- Born: Sally Davis 1934 (age 91–92) Joliet, Illinois
- Education: School of the Art Institute of Chicago, University of Miami, University of Chicago
- Known for: Painting, fiber arts
- Movement: Abstract art

= Sally Schoch =

American artist and abstract painter

Sally Schoch (born 1934) MFA is an American artist and abstract painter living in Wilmette, Illinois. She received her Master of Fine Arts degree from the School of the Art Institute of Chicago. Schoch has worked in fiber arts and painted in oils and watercolor, and is most known for her abstract paintings of flowers. Schoch has received commissions for works by Marshall Field's, Bank of America, and other organizations. She is a member of the Wilmette Art Guild and the Chicago Artists' Coalition. Her work has been exhibited primarily in the Midwestern United States

== Personal life ==
Sally Davis was born in 1934 in Joliet, Illinois Her parents were George, an oil salesman, and Agnes Davis, both of whom were born in Illinois. Sally was the fifth child. Her elder siblings were Mary Ann, Jo Ann, Suzanne, and George. All five children were born within a six-year period. The family lived on Glenwood Avenue in Joliet, Illinois.

She attended Farragut Grade School, and graduated from Joliet Township High School in 1952. Sally Davis married Richard Schoch about 1963. He was born on January 13, 1931, to Harry and Helen Schoch; He had two brothers, Harry and Tom. Richard Schoch graduated from Joliet Township High School in 1949, three years before his wife. He attended Northwestern University and then worked for Jack Daniel's distillery. They had four children: Bret, an investment banker; Brad, an architect; Kari, an art wholesaler; and Brandon, who works in the restaurant industry. In 2003, they had three grandchildren. Sally and Richard Schoch lived in Wilmette, Illinois.

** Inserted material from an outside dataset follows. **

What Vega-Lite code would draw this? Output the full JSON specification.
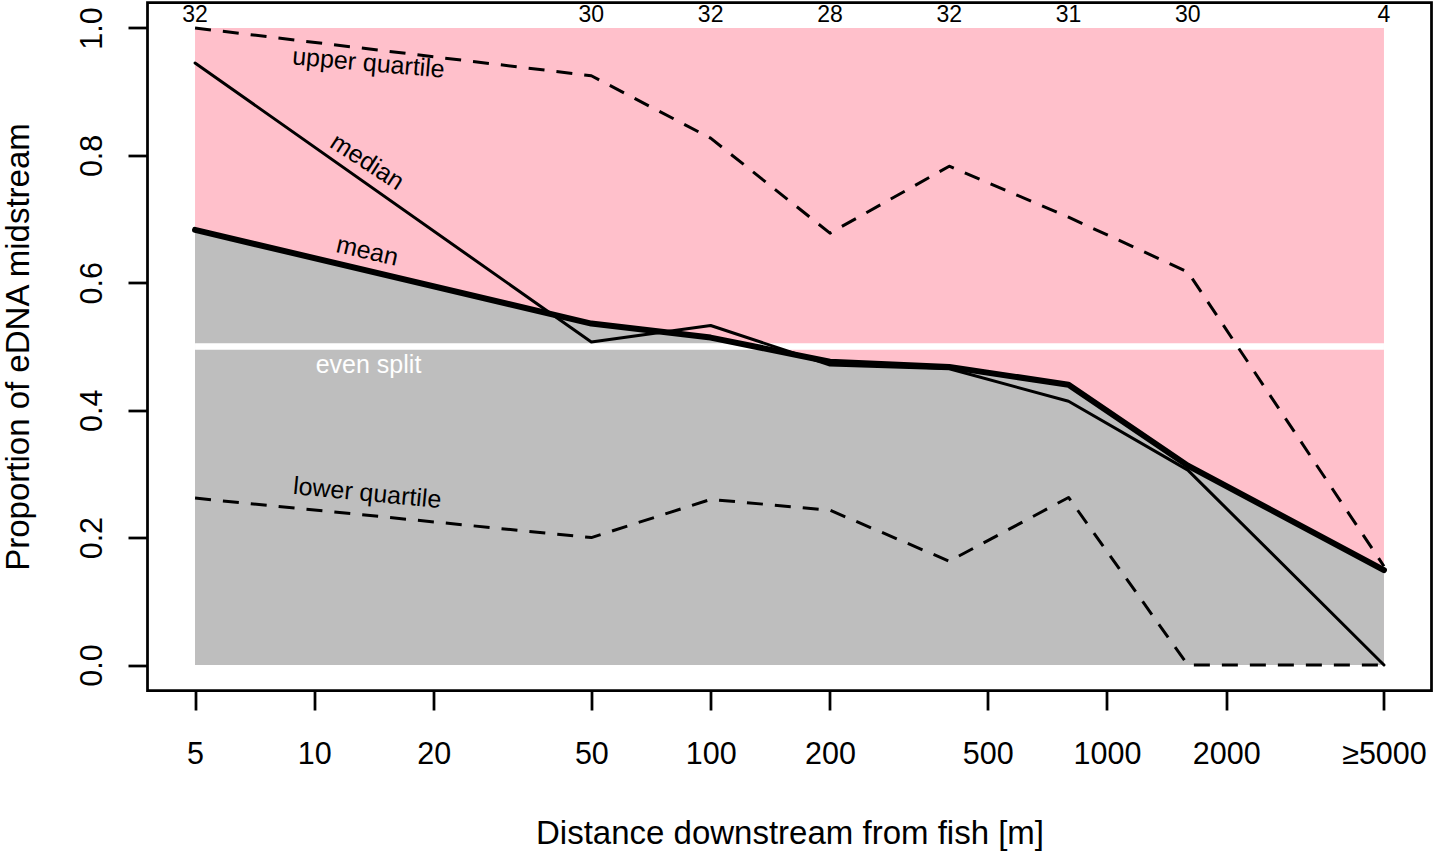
{
  "$schema": "https://vega.github.io/schema/vega-lite/v6.json",
  "autosize": {"type": "none"},
  "width": 1284,
  "height": 688,
  "padding": {"left": 147.5, "top": 2.5, "right": 2.5, "bottom": 174.5},
  "background": "white",
  "config": {
    "font": "Liberation Sans",
    "view": {"stroke": "black", "strokeWidth": 2.75},
    "axis": {
      "grid": false,
      "domain": false,
      "ticks": true,
      "tickColor": "black",
      "tickWidth": 2.75,
      "tickSize": 19.5,
      "labelColor": "black",
      "labelFont": "Liberation Sans",
      "labelFontSize": 30.5,
      "labelOverlap": false,
      "labelFlush": false,
      "titleFont": "Liberation Sans",
      "titleFontSize": 33,
      "titleFontWeight": "normal",
      "titleColor": "black"
    }
  },
  "datasets": {
    "series": [
      {"x": 5, "stat": "upper", "v": 1.0},
      {"x": 50, "stat": "upper", "v": 0.925},
      {"x": 100, "stat": "upper", "v": 0.827},
      {"x": 200, "stat": "upper", "v": 0.678},
      {"x": 400, "stat": "upper", "v": 0.783},
      {"x": 800, "stat": "upper", "v": 0.703},
      {"x": 1600, "stat": "upper", "v": 0.617},
      {"x": 5000, "stat": "upper", "v": 0.155},
      {"x": 5, "stat": "median", "v": 0.945},
      {"x": 50, "stat": "median", "v": 0.507},
      {"x": 100, "stat": "median", "v": 0.533},
      {"x": 200, "stat": "median", "v": 0.471},
      {"x": 400, "stat": "median", "v": 0.465},
      {"x": 800, "stat": "median", "v": 0.414},
      {"x": 1600, "stat": "median", "v": 0.306},
      {"x": 5000, "stat": "median", "v": 0.0},
      {"x": 5, "stat": "mean", "v": 0.683},
      {"x": 50, "stat": "mean", "v": 0.536},
      {"x": 100, "stat": "mean", "v": 0.514},
      {"x": 200, "stat": "mean", "v": 0.476},
      {"x": 400, "stat": "mean", "v": 0.468},
      {"x": 800, "stat": "mean", "v": 0.44},
      {"x": 1600, "stat": "mean", "v": 0.313},
      {"x": 5000, "stat": "mean", "v": 0.149},
      {"x": 5, "stat": "lower", "v": 0.262},
      {"x": 50, "stat": "lower", "v": 0.2},
      {"x": 100, "stat": "lower", "v": 0.26},
      {"x": 200, "stat": "lower", "v": 0.243},
      {"x": 400, "stat": "lower", "v": 0.163},
      {"x": 800, "stat": "lower", "v": 0.263},
      {"x": 1600, "stat": "lower", "v": 0.0},
      {"x": 5000, "stat": "lower", "v": 0.0}
    ],
    "counts": [
      {"x": 5, "n": 32},
      {"x": 50, "n": 30},
      {"x": 100, "n": 32},
      {"x": 200, "n": 28},
      {"x": 400, "n": 32},
      {"x": 800, "n": 31},
      {"x": 1600, "n": 30},
      {"x": 5000, "n": 4}
    ],
    "labels": [
      {"label": "upper quartile", "x": 13.7, "v": 0.945},
      {"label": "median", "x": 13.6, "v": 0.79},
      {"label": "mean", "x": 13.6, "v": 0.65},
      {"label": "even split", "x": 13.7, "v": 0.471},
      {"label": "lower quartile", "x": 13.6, "v": 0.27}
    ]
  },
  "layer": [
    {
      "data": {"name": "series"},
      "transform": [{"filter": "datum.stat === 'mean'"}],
      "mark": {"type": "area", "color": "#BEBEBE", "opacity": 0},
      "encoding": {
        "x": {
          "field": "x", "type": "quantitative",
          "scale": {"type": "log", "domain": [3.7934, 6590.3], "nice": false},
          "axis": {
            "title": "Distance downstream from fish [m]",
            "values": [5, 10, 20, 50, 100, 200, 500, 1000, 2000, 5000],
            "format": "d",
            "labelExpr": "datum.value >= 5000 ? '≥5000' : datum.label",
            "labelBaseline": "alphabetic",
            "labelPadding": 53,
            "titleBaseline": "alphabetic",
            "titleY": 152.5
          }
        },
        "y": {
          "field": "v", "type": "quantitative",
          "scale": {"domain": [-0.04, 1.04], "nice": false, "zero": false},
          "axis": {
            "title": "Proportion of eDNA midstream",
            "values": [0, 0.2, 0.4, 0.6, 0.8, 1.0],
            "format": ".1f",
            "labelAngle": 270,
            "labelAlign": "center",
            "labelBaseline": "alphabetic",
            "labelPadding": 27,
            "titleBaseline": "alphabetic",
            "titleX": -119.5
          }
        }
      }
    },
    {
      "data": {"values": [{}]},
      "mark": {"type": "rect", "color": "#FFC0CB"},
      "encoding": {
        "x": {"datum": 5, "type": "quantitative"},
        "x2": {"datum": 5000},
        "y": {"datum": 0, "type": "quantitative"},
        "y2": {"datum": 1}
      }
    },
    {
      "data": {"name": "series"},
      "transform": [{"filter": "datum.stat === 'mean'"}],
      "mark": {"type": "area", "color": "#BEBEBE", "opacity": 1},
      "encoding": {
        "x": {"field": "x", "type": "quantitative"},
        "y": {"field": "v", "type": "quantitative"},
        "y2": {"datum": 0}
      }
    },
    {
      "data": {"values": [{}]},
      "mark": {"type": "rule", "color": "white", "strokeWidth": 6.5},
      "encoding": {
        "x": {"datum": 5, "type": "quantitative"},
        "x2": {"datum": 5000},
        "y": {"datum": 0.5, "type": "quantitative"}
      }
    },
    {
      "data": {"name": "series"},
      "transform": [{"filter": "datum.stat === 'upper' || datum.stat === 'lower'"}],
      "mark": {"type": "line", "color": "black", "strokeWidth": 3, "strokeDash": [16, 12], "strokeJoin": "round"},
      "encoding": {
        "x": {"field": "x", "type": "quantitative"},
        "y": {"field": "v", "type": "quantitative"},
        "detail": {"field": "stat"}
      }
    },
    {
      "data": {"name": "series"},
      "transform": [{"filter": "datum.stat === 'median'"}],
      "mark": {"type": "line", "color": "black", "strokeWidth": 3, "strokeJoin": "round", "strokeCap": "round"},
      "encoding": {
        "x": {"field": "x", "type": "quantitative"},
        "y": {"field": "v", "type": "quantitative"}
      }
    },
    {
      "data": {"name": "series"},
      "transform": [{"filter": "datum.stat === 'mean'"}],
      "mark": {"type": "line", "color": "black", "strokeWidth": 6, "strokeJoin": "round", "strokeCap": "round"},
      "encoding": {
        "x": {"field": "x", "type": "quantitative"},
        "y": {"field": "v", "type": "quantitative"}
      }
    },
    {
      "data": {"name": "counts"},
      "mark": {"type": "text", "fontSize": 23, "color": "black", "align": "center", "baseline": "alphabetic"},
      "encoding": {
        "x": {"field": "x", "type": "quantitative"},
        "y": {"datum": 1.0094, "type": "quantitative"},
        "text": {"field": "n"}
      }
    },
    {
      "data": {"name": "labels"},
      "transform": [{"filter": "datum.label === 'upper quartile'"}],
      "mark": {"type": "text", "fontSize": 25, "color": "black", "align": "center", "baseline": "middle", "angle": 5},
      "encoding": {
        "x": {"field": "x", "type": "quantitative"},
        "y": {"field": "v", "type": "quantitative"},
        "text": {"field": "label"}
      }
    },
    {
      "data": {"name": "labels"},
      "transform": [{"filter": "datum.label === 'median'"}],
      "mark": {"type": "text", "fontSize": 25, "color": "black", "align": "center", "baseline": "middle", "angle": 33},
      "encoding": {
        "x": {"field": "x", "type": "quantitative"},
        "y": {"field": "v", "type": "quantitative"},
        "text": {"field": "label"}
      }
    },
    {
      "data": {"name": "labels"},
      "transform": [{"filter": "datum.label === 'mean'"}],
      "mark": {"type": "text", "fontSize": 25, "color": "black", "align": "center", "baseline": "middle", "angle": 13},
      "encoding": {
        "x": {"field": "x", "type": "quantitative"},
        "y": {"field": "v", "type": "quantitative"},
        "text": {"field": "label"}
      }
    },
    {
      "data": {"name": "labels"},
      "transform": [{"filter": "datum.label === 'even split'"}],
      "mark": {"type": "text", "fontSize": 25, "color": "white", "align": "center", "baseline": "middle"},
      "encoding": {
        "x": {"field": "x", "type": "quantitative"},
        "y": {"field": "v", "type": "quantitative"},
        "text": {"field": "label"}
      }
    },
    {
      "data": {"name": "labels"},
      "transform": [{"filter": "datum.label === 'lower quartile'"}],
      "mark": {"type": "text", "fontSize": 25, "color": "black", "align": "center", "baseline": "middle", "angle": 5.5},
      "encoding": {
        "x": {"field": "x", "type": "quantitative"},
        "y": {"field": "v", "type": "quantitative"},
        "text": {"field": "label"}
      }
    }
  ]
}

Her husband, Richard died on May 21, 2010; he was living in Wilmette at the time of his death.

== Education ==
She studied at School of the Art Institute of Chicago earning a Bachelor of Fine Arts and, in 1962, a Master of Fine Arts degree in drawing and painting. Schoch also studied at the University of Miami and the University of Chicago.

==Art career==
After graduating from the School of the Art Insititue, Schoch worked briefly as a commercial artist. When her children were young, she focused on weaving and later she resumed painting. She has been painting in oils for more than 40 years and specializes in abstract flower and portrait paintings. She believes that abstract art is "the marriage of imagination, spontaneity and color." A notable fiber arts work is Opus 535, which was commissioned by The Oakton Community College Educational Foundation in 1992. It is a tapestry wall hanging of an architectural landscape. The weaving, like a detailed bas relief, is a "narrative assemblage [that] brings together a sense of history and community."

Schoch has been commissioned by Marshall Field's, Bank of America, the Chubb Corp., and the American Meat Export Association in Denver, Colorado to create paintings. Her works have been exhibited at the Art Institute of Chicago, Marshall Field's, the National College of Education in Evanston, Ruth Volid in Chicago, and at other locations in northern Illinois and southwestern Michigan. She made Sports Star, a sculpture for the Winnetka Community House, Winnetka, Illinois.

She was one of the artist whose works were auctioned to benefit the Joanne Silverman Memorial Fund. Some of the proceeds were used to support early ovarian cancer detection. Her work was exhibited that year at the Wilmette Village Hall and the Wilmette Arts Guild's Festival of Arts.

Schoch made a unique tapestry of modern-day Jerusalem in memory of Patricia Flint, a friend's sister. It was dedicated on June 16, 2002, and hangs in the narthex of First Presbyterian Church of Joliet.

In 2005 she was one of 80 artists that participated in the Wilmette Festival of Fine Arts. The two-day event was run by the Wilmette Arts Guild. The same year, she was one of the local artists that contributed a painted outdoor umbrella for The Deer Path Art League's 50th anniversary gala. She is one of the Art Institute of Chicago's barewall artists of 2007, 2008 and 2009. From May 20 through August 5, 2011, a reception entitled "Celebrating Experience" was held in Evanston, Illinois, with watercolor paintings by Schoch and John Martin. Services for Adults Staying in Their Homes (SASI) received 20% of the proceeds. Robe of Roses was exhibited at the "Women's Journeys in Fiber" exhibition at the Anderson Arts Center (Kenosha, Wisconsin) in 2013.

Her work is available at the Deer Path Art League, a non-profit organization to cultivate arts in the Chicago’s North Shore.

Schoch has been a member of the Wilmette Arts Guild and the Chicago Artists' Coalition.